Ces mouvements bousculent également les conceptions traditionnelles de la politique, dépassant les clivages ethniques et politiques traditionnels. Ils évitent souvent les partis politiques et les organisations de la société civile. On suppose généralement que le populisme et l'autoritarisme sont des forces complémentaires, mais nous voyons ici des expressions de populisme qui remettent en question l'autoritarisme, et ce de la part d'une génération qui s'avère à la fois intrépide et intransigeante. Loin de les dissuader, la violence de l'État a souvent renforcé leur détermination.

Bien entendu, il serait erroné d'exagérer ce « séisme de la jeunesse » ou de le généraliser sur deux vastes continents. Les manifestants de la génération Z ne sont pas monolithiques et leurs ambitions ne sont pas toutes idéalistes. Comme toute autre classe d'âge, les jeunes sont politiquement divisés. Au Bangladesh, par exemple, l'aile jeune et brutale du parti au pouvoir, la Ligue Chhatra, est en partie responsable des violences.

Alors que le Sénégal a connu une transition relativement harmonieuse, grâce à la résilience de ses institutions, le Bangladesh est sur une voie plus incertaine, la menace de violence et de désordre civil pesant toujours sur le pays.
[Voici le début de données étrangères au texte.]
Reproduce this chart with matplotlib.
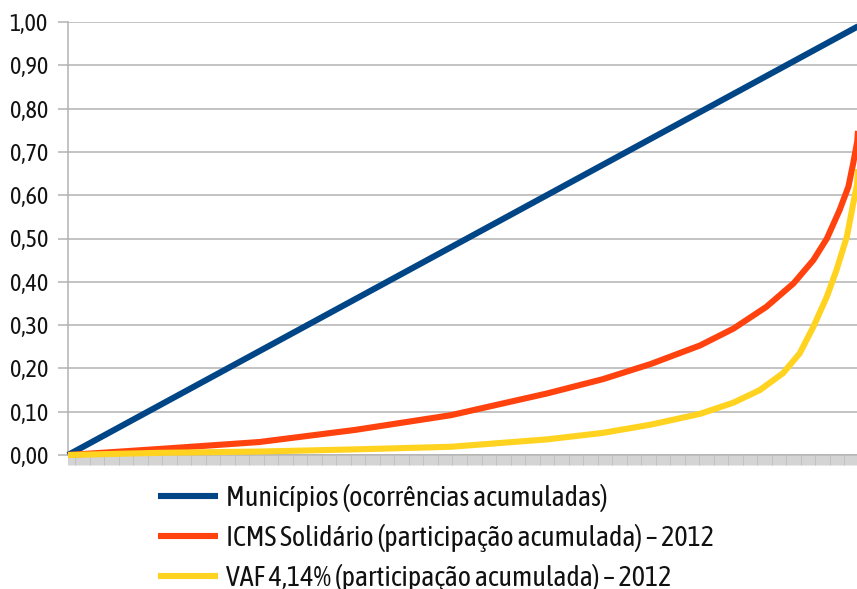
import numpy as np
import matplotlib
matplotlib.use("Agg")
import matplotlib.pyplot as plt
from matplotlib.ticker import FuncFormatter
from matplotlib import font_manager
from matplotlib.font_manager import FontProperties
from matplotlib.textpath import TextPath

# Number of municipalities (one category per municipality on the x axis)
n_municipios = 853

# Cumulative share of municipalities (line of equality)
mun_pos = [0.0, 1.0]
mun_val = [0.0, 1.0]

# ICMS Solidário 2012 – cumulative share, municipalities ordered ascending
icms_pos = [0.0, 0.05, 0.115, 0.24, 0.36, 0.48, 0.60, 0.67, 0.73, 0.792, 0.834,
            0.875, 0.909, 0.934, 0.951, 0.967, 0.978, 0.984, 0.989, 1.0]
icms_val = [0.0, 0.006, 0.014, 0.030, 0.058, 0.092, 0.142, 0.175, 0.210, 0.253, 0.292,
            0.342, 0.396, 0.450, 0.500, 0.566, 0.620, 0.674, 0.724, 1.0]

# VAF 4,14% 2012 – cumulative share
vaf_pos = [0.0, 0.115, 0.24, 0.36, 0.48, 0.60, 0.67, 0.73, 0.792, 0.834, 0.867,
           0.896, 0.917, 0.934, 0.951, 0.963, 0.976, 0.984, 0.989, 1.0]
vaf_val = [0.0, 0.005, 0.008, 0.013, 0.019, 0.036, 0.051, 0.070, 0.095, 0.121, 0.150,
           0.189, 0.235, 0.296, 0.366, 0.427, 0.504, 0.581, 0.627, 1.0]

labels = ["Municípios (ocorrências acumuladas)",
          "ICMS Solidário (participação acumulada) – 2012",
          "VAF 4,14% (participação acumulada) – 2012"]
colors = ["#004586", "#ff420e", "#ffd320"]
y_ticks = [0.0, 0.1, 0.2, 0.3, 0.4, 0.5, 0.6, 0.7, 0.8, 0.9, 1.0]

DPI = 100
W, H = 857, 589
fig = plt.figure(figsize=(W / DPI, H / DPI), dpi=DPI)
renderer = fig.canvas.get_renderer()


def text_width(text, fam, size=20.0):
    prop = FontProperties(family=[fam, "DejaVu Sans"], size=size)
    w, _, _ = renderer.get_text_width_height_descent(text, prop, ismath=False)
    return w


def cap_height(fam, size=20.0):
    prop = FontProperties(family=fam, size=size)
    return TextPath((0, 0), "H", prop=prop).get_extents().height * DPI / 72


# Choose the narrow grotesque face whose width-to-cap-height proportion fits best
available = {f.name for f in font_manager.fontManager.ttflist}
candidates = ["Liberation Sans Narrow", "Nimbus Sans Narrow", "Arial Narrow", "Archivo Narrow",
              "PT Sans Narrow", "Roboto Condensed", "Pragati Narrow", "Sofia Sans Condensed",
              "IBM Plex Sans Condensed", "Fira Sans Condensed", "Asap Condensed",
              "Encode Sans Condensed", "Barlow Semi Condensed", "Open Sans Condensed"]
target_ratio = 382.0 / 20.0
family, best = "Liberation Sans", None
for cand in candidates:
    if cand not in available:
        continue
    try:
        r = text_width(labels[0], cand) / cap_height(cand)
    except Exception:
        continue
    if best is None or abs(r - target_ratio) < best:
        family, best = cand, abs(r - target_ratio)
plt.rcParams["font.family"] = [family, "DejaVu Sans"]

tick_fs = 20.0 * 38 / text_width("0,70", family)
leg_fs = 20.0 * 382 / text_width(labels[0], family)

ax = fig.add_axes([68 / W, 1 - 455 / H, 798 / W, 433 / H])

grid_c = "#b3b3b3"
lw = 4.4

series = [(mun_pos, mun_val), (icms_pos, icms_val), (vaf_pos, vaf_val)]
for (pos, val), lab, col in zip(series, labels, colors):
    x = np.asarray(pos) * n_municipios
    ax.plot(x, val, color=col, lw=lw, label=lab, solid_capstyle="butt",
            solid_joinstyle="round", clip_on=False, zorder=3)

ax.set_xlim(0, n_municipios)
ax.set_ylim(0, 1)

ax.set_yticks(y_ticks)
ax.yaxis.set_major_formatter(FuncFormatter(lambda v, p: f"{v:.2f}".replace(".", ",")))
ax.tick_params(axis="y", length=7.2, width=1.1, color=grid_c, pad=7.2,
               labelsize=tick_fs, labelcolor="#111111")
ax.grid(axis="y", color=grid_c, lw=1.1, zorder=0)

ax.set_xticks(np.arange(0, n_municipios + 1))
ax.tick_params(axis="x", length=7.2, width=0.4, color=grid_c, labelbottom=False)

for s in ["top", "right"]:
    ax.spines[s].set_visible(False)
for s in ["left", "bottom"]:
    ax.spines[s].set_color(grid_c)
    ax.spines[s].set_linewidth(1.1)

# Legend below the plot: handles 60 px long, 8 px gap, rows 40 px apart
fs_px = leg_fs * DPI / 72
row_gap = 40.0
first_center = 498.0
text_left = 226.0


def make_legend(spacing, anchor):
    lg = fig.legend(loc="upper left", bbox_to_anchor=anchor,
                    bbox_transform=fig.transFigure, frameon=False, fontsize=leg_fs,
                    handlelength=60 / fs_px, handletextpad=8 / fs_px,
                    labelspacing=spacing, borderpad=0, borderaxespad=0)
    for t in lg.get_texts():
        t.set_color("#111111")
    for h in lg.get_lines():
        h.set_linewidth(lw)
    return lg


spacing = 0.5
anchor = (158 / W, 1 - 480 / H)
leg = make_legend(spacing, anchor)
for _ in range(3):
    fig.canvas.draw()
    ext = [t.get_window_extent(renderer) for t in leg.get_texts()]
    centers = [(e.y0 + e.y1) / 2 for e in ext]
    delta = centers[0] - centers[1]
    spacing += (row_gap - delta) / fs_px
    dx = text_left - ext[0].x0
    dy = (H - first_center) - centers[0]
    anchor = (anchor[0] + dx / W, anchor[1] + dy / H)
    leg.remove()
    leg = make_legend(spacing, anchor)

fig.savefig("out.png", dpi=DPI)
Les récentes représailles contre les membres de la Ligue Awami et les attaques contre la minorité hindoue montrent comment le goût de la victoire peut conduire certains à la tentation de la vengeance.

Il n'en reste pas moins que les similitudes sont frappantes. Dans chacun des pays mentionnés ci-dessus, les personnes âgées de 15 à 34 ans représentent au moins un tiers de la population totale. Malgré une forte croissance économique d'environ 6 % par an, le Bangladesh se débat avec un taux de chômage des jeunes de 15 %. Et nombre de ces pays croulent sous le poids de la dette, utilisant entre 20 % et 60 % des dépenses publiques pour tenir leurs créanciers à distance – une somme qui éclipse les dépenses publiques consacrées à l'éducation, à la santé et à l'action climatique, pourtant nécessaire et urgente. Ce n'est pas une coïncidence si ces manifestations ont lieu dans certains des pays les plus vulnérables au climat dans le monde.

Dans de nombreux cas, les manifestations ont été déclenchées par l'annonce de nouvelles mesures qui auraient infligé davantage de souffrances économiques aux jeunes, qu'il s'agisse d'impôts régressifs au Kenya, de l'attribution inéquitable d'emplois au Bangladesh ou de l'augmentation du coût de la vie au Nigéria. Mais ces mesures n'ont fait qu'enflammer une poudrière de griefs qui s'étaient accumulés au fil des décennies. Les jeunes désespèrent non seulement de l'absence de perspectives économiques, mais aussi de la cupidité de leurs dirigeants, de la brutalité de l'État et de l'absence générale de réponse à leurs besoins. Ils s'impatientent du statu quo. Ils veulent se débarrasser d'ordres anciens et dépassés et réimaginer leurs systèmes politiques.

Mais ce changement ne se fera pas facilement et n'est pas garanti. Il y a dix ans, des révoltes de jeunes ont éclaté dans le monde arabe, renversant des dictatures et faisant naître l'espoir d'un ordre plus juste et plus équitable. Pour éviter ces échecs, il faudra rapidement saisir les opportunités créées par ce moment et en tirer parti, tout en affrontant les dangers avec prudence.